# After almost a year!!!



## mmiller (Apr 3, 2012)

We have been on the waiting list for our Akbash LGD for almost a year an was able to get her home yesterday. Drove 200 miles one way but she was well worth it. She is about 3 months old an is already very aggressive to everything that isnt a goat or us. My goats dont really know what to think of her but she gets very excited if they even look her way. Here are a few pics of her.


----------



## ksalvagno (Oct 6, 2009)

Very cute! Congratulations!


----------



## WillowGem (Aug 3, 2011)

Wow...she's a beauty! 
Congrats!


----------



## Mandara Farm (Sep 12, 2010)

Wow, she's gorgeous! Congrats!


----------



## nancy d (Oct 5, 2007)

Lovely girl! Does she have a name yet?


----------



## JaLyn (Oct 10, 2012)

Yaayyyy. I"m so happy for you. I'm getting puppy fever, I need to puppy sit my daughters english bulldog puppy so i don't go puppy shopping lol..


----------



## KW Farms (Jun 21, 2008)

Very cute...congrats!


----------



## ThreeHavens (Oct 20, 2011)

I've been puppy shopping something awful


----------



## milkmaid (Sep 15, 2010)

Oh, she is beautiful! What is her name? I will be watching your posts to see how great of a guardian she turns out to be!


----------



## JaLyn (Oct 10, 2012)

Let me know how she does. I'm hoping to get a LGD and want a shorthair one so i may check into this breed. I'd like to know what you think of her as one after you've had more time with her.


----------



## mmiller (Apr 3, 2012)

We have just now agreed on a name for her an She is now known as Macy. Right now she is doing great she loves the goats. Went out to check on her last nite an when I got close to the fence she didnt like it started barking at me so thats a good sign. When the goats were out to pasture today she was usually with in 10 to 20 feet of em. When they would move or make noise she would start looking around. So far she is very alert an guarding the the best she can with just being 3 months old. Best thing about her is she does not want or seek out our attention. She is always watching her goats if shes not sleeping.


----------



## milkmaid (Sep 15, 2010)

Wow, she sounds like a good guardian!
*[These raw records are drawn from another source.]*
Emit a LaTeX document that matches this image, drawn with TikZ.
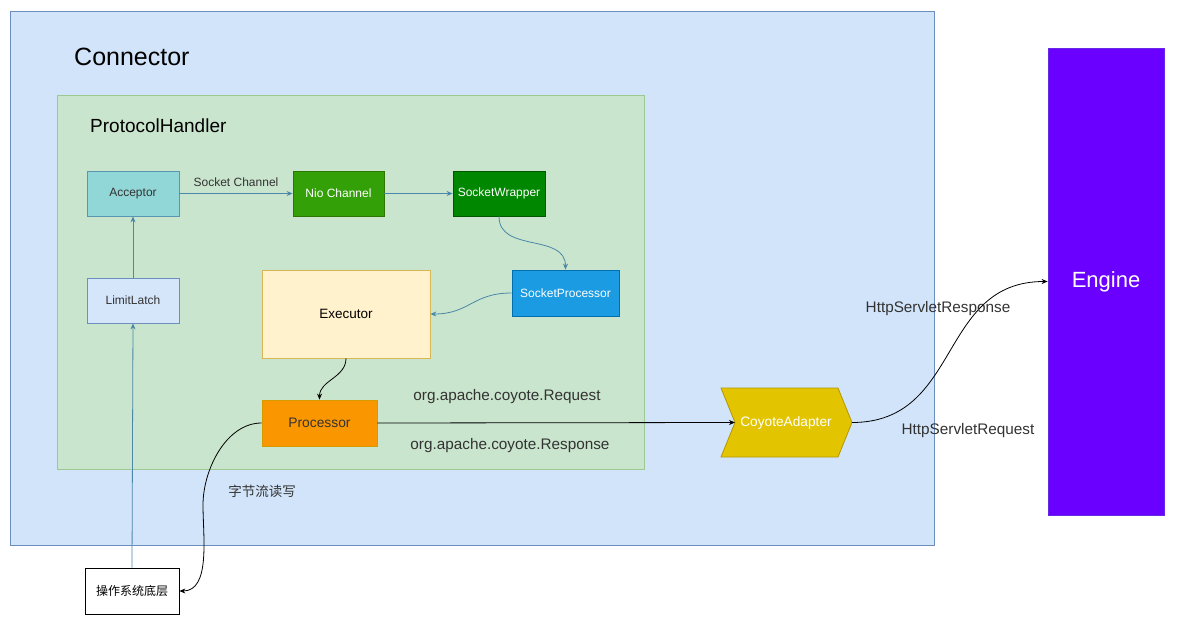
\documentclass[tikz,border=0pt]{standalone}
\usepackage{fontspec}
\setmainfont{Liberation Sans}
\newfontfamily\cjk{Noto Sans CJK SC}
\usetikzlibrary{arrows.meta}
\definecolor{connfill}{HTML}{D2E4FA}
\definecolor{connline}{HTML}{6C8EBF}
\definecolor{phfill}{HTML}{CAE5CD}
\definecolor{phline}{HTML}{9CC98F}
\definecolor{bluearrow}{HTML}{4A87A8}
\definecolor{txt}{HTML}{333333}
\tikzset{
  box/.style={draw, line width=0.8pt, minimum width=92pt, minimum height=45pt, inner sep=0pt, font=\fontsize{12}{14}\selectfont},
  barrow/.style={draw=bluearrow, line width=0.8pt, -{Stealth[length=6pt,width=5pt]}},
  karrow/.style={draw=black, line width=0.8pt, -{Stealth[length=6pt,width=5pt]}},
  lbl/.style={text=txt, inner sep=0pt},
}
\begin{document}
\begin{tikzpicture}[x=1pt,y=-1pt]
\useasboundingbox (0,0) rectangle (1188,644);
\fill[white] (0,0) rectangle (1188,644);
% containers
\draw[fill=connfill, draw=connline, line width=0.8pt] (10,11) rectangle (934,545);
\node[lbl, anchor=west, font=\fontsize{25}{29}\selectfont, text=black] (conntitle) at (74,57) {Connector};
\draw[fill=phfill, draw=phline, line width=0.8pt] (57,95) rectangle (644,469);
\node[lbl, anchor=west, font=\fontsize{19}{23}\selectfont, text=black] (phtitle) at (90,126) {ProtocolHandler};
% nodes
\node[box, fill={rgb,255:red,146;green,215;blue,216}, draw={rgb,255:red,90;green,150;blue,175}, text=txt] (acc) at (133,193.5) {Acceptor};
\node[box, fill={rgb,255:red,213;green,229;blue,250}, draw=connline, text=txt] (latch) at (133,300.5) {LimitLatch};
\node[box, minimum width=91pt, fill={rgb,255:red,52;green,160;blue,8}, draw={rgb,255:red,45;green,118;blue,0}, text=white] (nio) at (338.5,193.5) {Nio Channel};
\node[box, fill={rgb,255:red,0;green,135;blue,0}, draw={rgb,255:red,0;green,87;blue,0}, text=white] (wrap) at (499,193.5) {SocketWrapper};
\node[box, minimum width=107pt, minimum height=46pt, fill={rgb,255:red,27;green,155;blue,225}, draw={rgb,255:red,0;green,110;blue,175}, text=white] (sproc) at (565.5,293) {SocketProcessor};
\node[box, minimum width=168pt, minimum height=88pt, fill={rgb,255:red,255;green,242;blue,204}, draw={rgb,255:red,214;green,182;blue,86}, text=black, font=\fontsize{13.5}{16}\selectfont] (exec) at (346,314) {Executor};
\node[box, minimum width=115pt, minimum height=46pt, fill={rgb,255:red,249;green,150;blue,0}, draw={rgb,255:red,215;green,155;blue,0}, text=txt, font=\fontsize{13.8}{16}\selectfont] (proc) at (319.5,423) {Processor};
\node[box, minimum width=94pt, minimum height=46pt, fill=white, draw=black, text=black, font=\cjk\fontsize{12}{14}\selectfont] (os) at (132,591) {操作系统底层};
\node[box, minimum width=116pt, minimum height=467pt, fill={rgb,255:red,106;green,0;blue,255}, draw={rgb,255:red,100;green,40;blue,230}, text=white] (engine) at (1106,281.5) {};
\node[lbl, text=white, font=\fontsize{22}{26}\selectfont] (enginelbl) at (1106,282) {Engine};
% CoyoteAdapter step shape
\fill[fill={rgb,255:red,226;green,197;blue,0}, draw={rgb,255:red,180;green,150;blue,0}, line width=0.8pt]
  (721,388) -- (838,388) -- (852,422.5) -- (838,457) -- (721,457) -- (735,422.5) -- cycle;
\node[inner sep=0pt, minimum width=117pt, minimum height=69pt, text=white, font=\fontsize{13.7}{16}\selectfont] (coy) at (786,422.5) {CoyoteAdapter};
\coordinate (coyin) at (735,422.5);
\coordinate (coyout) at (852,422.5);
% edges
\draw[barrow] (latch) -- (acc);
\draw[barrow] (os.north) -- (latch.south);
\draw[barrow] (acc) -- node[lbl, above=6pt, font=\fontsize{12}{14}\selectfont] (sclbl) {Socket Channel} (nio);
\draw[barrow] (nio) -- (wrap);
\draw[barrow] (wrap.south) to[out=-90, in=90, looseness=1.1] (sproc.north);
\draw[barrow] (sproc.west) to[out=180, in=0, looseness=1.2] (exec.east);
\draw[karrow] (exec.south) to[out=-90, in=90] (proc.north);
\draw[karrow] (proc.east) -- (coyin);
\coordinate (mid) at (203,505);
\draw[karrow] (proc.west) to[out=180, in=90, looseness=0.9] (mid) to[out=-90, in=0, looseness=0.9] (os.east);
\draw[karrow] (coyout) .. controls +(110,0) and +(-110,0) .. (engine.west);
% labels
\node[lbl, font=\fontsize{15.3}{18}\selectfont] (req) at (507,397) {org.apache.coyote.Request};
\node[lbl, font=\fontsize{15.3}{18}\selectfont] (resp) at (510,446) {org.apache.coyote.Response};
\node[lbl, font=\cjk\fontsize{13.5}{16}\selectfont] (bytes) at (262,491) {字节流读写};
\node[lbl, font=\fontsize{15.3}{18}\selectfont] (hresp) at (938,309) {HttpServletResponse};
\node[lbl, font=\fontsize{15.3}{18}\selectfont] (hreq) at (968,431) {HttpServletRequest};
\end{tikzpicture}
\end{document}
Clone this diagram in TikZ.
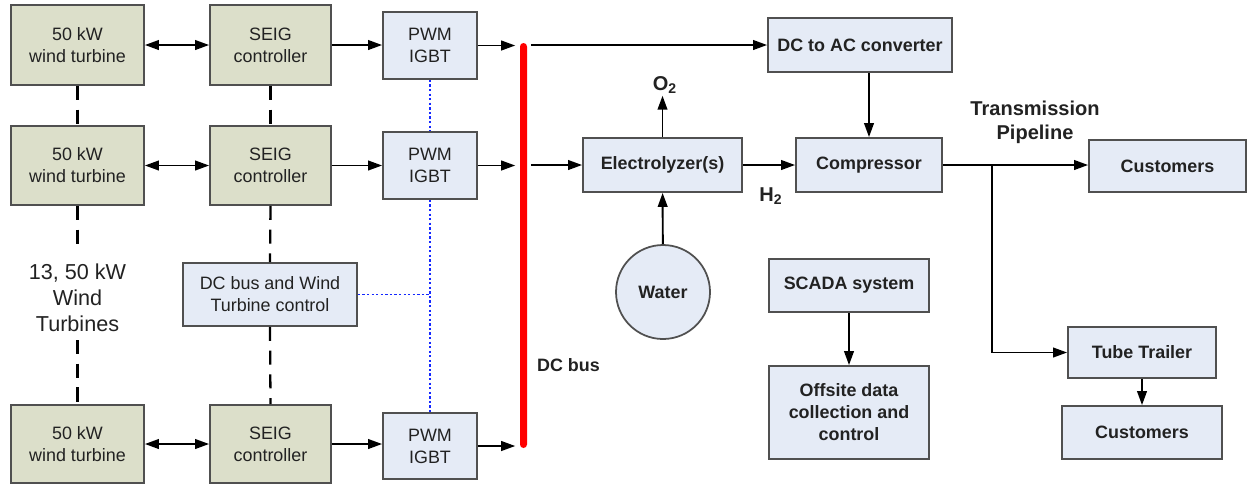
\documentclass[tikz,border=0pt]{standalone}
\usepackage{fontspec}
\setmainfont{Liberation Sans}
\usetikzlibrary{arrows.meta}
\definecolor{olivefill}{HTML}{DCDFCA}
\definecolor{bluefill}{HTML}{E5EBF6}
\definecolor{bordc}{HTML}{505050}
\definecolor{txtc}{HTML}{222222}
\newcommand\bx[7]{\node[#2, minimum width={(#5-#3)*0.02cm}, minimum height={(#6-#4)*0.02cm}] (#1) at ({(#3+#5)/2},{(#4+#6)/2}) {#7};}
\begin{document}
\begin{tikzpicture}[x=0.02cm,y=-0.02cm,
  base/.style={draw=bordc, line width=1pt, align=center, inner sep=0pt, text=txtc,
    font=\fontsize{10.2}{12.5}\selectfont},
  gbox/.style={base, fill=olivefill},
  bbox/.style={base, fill=bluefill},
  bbold/.style={base, fill=bluefill, font=\fontsize{10.2}{12.5}\selectfont\bfseries},
  conn/.style={line width=1.1pt, -{Triangle[length=8pt,width=5.5pt]}},
  biconn/.style={line width=1.1pt, {Triangle[length=8pt,width=5.5pt]}-{Triangle[length=8pt,width=5.5pt]}},
  dsh/.style={line width=1.3pt, dash pattern=on 8pt off 5.5pt},
  dotl/.style={color={rgb,255:red,20;green,40;blue,255}, line width=1.1pt, dash pattern=on 1.3pt off 1.3pt},
  lbl/.style={text=txtc, align=center, inner sep=1pt, font=\fontsize{10.2}{13.5}\selectfont\bfseries},
  biglbl/.style={text=txtc, align=center, inner sep=1pt, font=\fontsize{11.4}{13.5}\selectfont\bfseries}
]
\useasboundingbox (0,0) rectangle (1247,485);

% left column boxes
\bx{w1}{gbox}{11}{5}{144}{85}{50 kW\\wind turbine}
\bx{w2}{gbox}{11}{126}{144}{205}{50 kW\\wind turbine}
\bx{w3}{gbox}{11}{405}{144}{483}{50 kW\\wind turbine}
\bx{s1}{gbox}{210}{5}{331}{85}{SEIG\\controller}
\bx{s2}{gbox}{210}{126}{331}{205}{SEIG\\controller}
\bx{s3}{gbox}{210}{405}{331}{483}{SEIG\\controller}
\bx{p1}{bbox}{383}{12}{477}{79}{PWM\\IGBT}
\bx{p2}{bbox}{383}{132}{477}{199}{PWM\\IGBT}
\bx{p3}{bbox}{383}{413}{477}{479}{PWM\\IGBT}
\bx{dcb}{bbox}{183}{263}{357}{326}{DC bus and Wind\\Turbine control}

\node[text=txtc, align=center, inner sep=0pt, font=\fontsize{12.3}{14.7}\selectfont] (nlab) at (77.5,298) {13, 50 kW\\Wind\\Turbines};
\coordinate (la) at (77.5,248);
\coordinate (lb) at (77.5,340);

% DC bus
\node[fill=red, rounded corners=2pt, minimum width={7*0.02cm}, minimum height={405*0.02cm}, inner sep=0pt] (bus) at (523.5,245.5) {};
\node[lbl, anchor=west] (dcl) at (535,365) {DC bus};

% right side boxes
\bx{dcac}{bbold}{768}{18}{952}{72}{DC to AC converter}
\bx{elec}{bbold}{583}{138}{742}{192}{Electrolyzer(s)}
\bx{comp}{bbold}{796}{138}{942}{192}{Compressor}
\bx{cust1}{bbold}{1089}{140}{1246}{192}{Customers}
\bx{tube}{bbold}{1068}{327}{1216}{378}{Tube Trailer}
\bx{cust2}{bbold}{1062}{406}{1222}{459}{Customers}
\bx{scada}{bbold}{769}{259}{929}{312}{SCADA system}
\bx{off}{bbold}{769}{366}{929}{459}{Offsite data\\collection and\\control}
\node[bbold, circle, minimum size={94*0.02cm}] (water) at (663,292) {Water};

\node[biglbl] (o2) at (665,85) {O\textsubscript{2}};
\node[biglbl] (h2) at (771,196) {H\textsubscript{2}};
\node[biglbl] (tp) at (1035,122) {Transmission\\Pipeline};
\coordinate (br) at (992,165.5);

% left connectors
\foreach \i in {1,2,3}{
  \draw[biconn] (w\i.east) -- (w\i.east -| s\i.west);
  \draw[conn] (s\i.east) -- (s\i.east -| p\i.west);
  \draw[conn, shorten >=2.5pt] (p\i.east) -- (p\i.east -| bus.west);
}
\draw[dsh] (w1.south) -- (w2.north);
\draw[dsh] (w2.south) -- (la);
\draw[dsh] (lb) -- (w3.north);
\draw[dsh] (s1.south) -- (s2.north);
\draw[dsh] (s2.south) -- (dcb.north);
\draw[dsh] (dcb.south) -- (s3.north);
\draw[dotl] (p1.south) -- (p2.north);
\draw[dotl] (p2.south) -- (p3.north);
\draw[dotl] (dcb.east) -- (dcb.east -| p2.south);

% right connectors
\draw[conn, shorten <=2pt] (bus.east |- dcac.west) -- (dcac.west);
\draw[conn, shorten <=2pt] (bus.east |- elec.west) -- (elec.west);
\draw[conn] (elec) -- (comp);
\draw[conn] (comp.north |- dcac.south) -- (comp.north);
\draw[conn] (elec.north) -- (elec.north |- o2.south);
\draw[conn] (water) -- (elec);
\draw[conn] (comp.east) -- (comp.east -| cust1.west);
\draw[conn] (br) |- (tube.west);
\draw[conn] (tube) -- (cust2);
\draw[conn] (scada) -- (off);
\end{tikzpicture}
\end{document}
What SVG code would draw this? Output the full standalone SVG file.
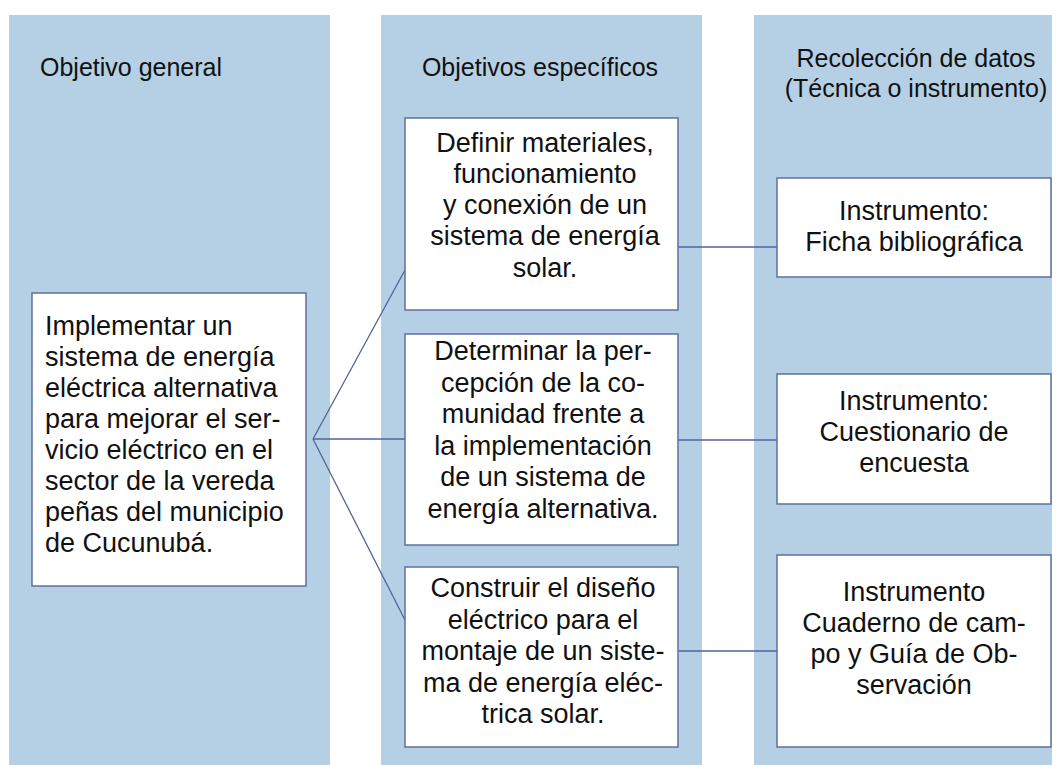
<svg xmlns="http://www.w3.org/2000/svg" width="1060" height="765" viewBox="0 0 1060 765">
<style>
.col{fill:#b5d0e4;}
.box{fill:#ffffff;stroke:#5f6f9f;stroke-width:1.5;}
.con{stroke:#53639a;stroke-width:1.3;fill:none;}
.hd{font-family:"Liberation Sans",Arial,sans-serif;font-size:25px;fill:#111111;}
.tx{font-family:"Liberation Sans",Arial,sans-serif;font-size:27px;fill:#111111;}
.c{text-anchor:middle;}
</style>
<rect width="1060" height="765" fill="#ffffff"/>
<g id="columns">
<rect class="col" x="9" y="15" width="321" height="750"/>
<rect class="col" x="381" y="15" width="321" height="750"/>
<rect class="col" x="754" y="15" width="298" height="750"/>
</g>
<g id="headers">
<text class="hd" x="40" y="76">Objetivo general</text>
<text class="hd c" x="540" y="76">Objetivos específicos</text>
<text class="hd c" x="916" y="67">Recolección de datos</text>
<text class="hd c" x="916" y="97">(Técnica o instrumento)</text>
</g>
<g id="connectors">
<line class="con" x1="313" y1="439" x2="405" y2="270"/>
<line class="con" x1="313" y1="439" x2="405" y2="439"/>
<line class="con" x1="313" y1="439" x2="405" y2="620"/>
<line class="con" x1="678" y1="247" x2="777" y2="247"/>
<line class="con" x1="678" y1="440" x2="777" y2="440"/>
<line class="con" x1="678" y1="651" x2="777" y2="651"/>
</g>
<g id="general">
<rect class="box" x="32" y="293" width="274" height="293"/>
<text class="tx" x="45" y="335">Implementar un</text>
<text class="tx" x="45" y="366">sistema de energía</text>
<text class="tx" x="45" y="397">eléctrica alternativa</text>
<text class="tx" x="45" y="428">para mejorar el ser-</text>
<text class="tx" x="45" y="459">vicio eléctrico en el</text>
<text class="tx" x="45" y="490">sector de la vereda</text>
<text class="tx" x="45" y="521">peñas del municipio</text>
<text class="tx" x="45" y="552">de Cucunubá.</text>
</g>
<g id="especifico1">
<rect class="box" x="405" y="118" width="273" height="192"/>
<text class="tx c" x="545" y="152">Definir materiales,</text>
<text class="tx c" x="545" y="183">funcionamiento</text>
<text class="tx c" x="545" y="214">y conexión de un</text>
<text class="tx c" x="545" y="245">sistema de energía</text>
<text class="tx c" x="545" y="277">solar.</text>
</g>
<g id="especifico2">
<rect class="box" x="405" y="334" width="273" height="211"/>
<text class="tx c" x="543" y="360">Determinar la per-</text>
<text class="tx c" x="543" y="391.5">cepción de la co-</text>
<text class="tx c" x="543" y="423">munidad frente a</text>
<text class="tx c" x="543" y="454.5">la implementación</text>
<text class="tx c" x="543" y="486">de un sistema de</text>
<text class="tx c" x="543" y="517.5">energía alternativa.</text>
</g>
<g id="especifico3">
<rect class="box" x="405" y="567" width="273" height="180"/>
<text class="tx c" x="543" y="597">Construir el diseño</text>
<text class="tx c" x="543" y="628.5">eléctrico para el</text>
<text class="tx c" x="543" y="660">montaje de un siste-</text>
<text class="tx c" x="543" y="691.5">ma de energía eléc-</text>
<text class="tx c" x="543" y="723">trica solar.</text>
</g>
<g id="instrumento1">
<rect class="box" x="777" y="178" width="274" height="99"/>
<text class="tx c" x="914" y="220">Instrumento:</text>
<text class="tx c" x="914" y="251">Ficha bibliográfica</text>
</g>
<g id="instrumento2">
<rect class="box" x="777" y="374" width="274" height="130"/>
<text class="tx c" x="914" y="410">Instrumento:</text>
<text class="tx c" x="914" y="441">Cuestionario de</text>
<text class="tx c" x="914" y="472">encuesta</text>
</g>
<g id="instrumento3">
<rect class="box" x="777" y="555" width="274" height="192"/>
<text class="tx c" x="914" y="601">Instrumento</text>
<text class="tx c" x="914" y="632">Cuaderno de cam-</text>
<text class="tx c" x="914" y="663">po y Guía de Ob-</text>
<text class="tx c" x="914" y="694">servación</text>
</g>
</svg>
I want one soooo bad, but we have close neighbors and anyway we don't really need one. I just love dogs and want an excuse.


----------



## 5goatgirls (Jun 20, 2010)

Keep on updating us and sending pictures, she is gorgeous.


----------



## KarmakeeFarm (Jun 3, 2012)

OOOOO Lucky you!! Congrats! Shes beautiful


----------



## mmiller (Apr 3, 2012)

*LGD Updated Pics!!*

I wanted to give an update on my LGD I got back on Thanksgiving weekend. Macey is wonderful!! She is 5 an 1/2 months old now. She is very protective over her goats. An she is very submissive to the goats unless its feeding time. She has taught all the goats that her dogfood is off limits. Macey is also very submissive to the human herd. The humans have food an thats about all the attention we get from her. She does allow us to walk up to her for a pat on the head every now an then, but does not come to you for attention. The goats have warmed up to her as well. I often find Macey in the middle of a pile of goats. I also believe she would eat my cat if she knew she could get away with it!

The first pic is of Macey when we first got her an the others were taking a few days ago. She had grown ALOT!


----------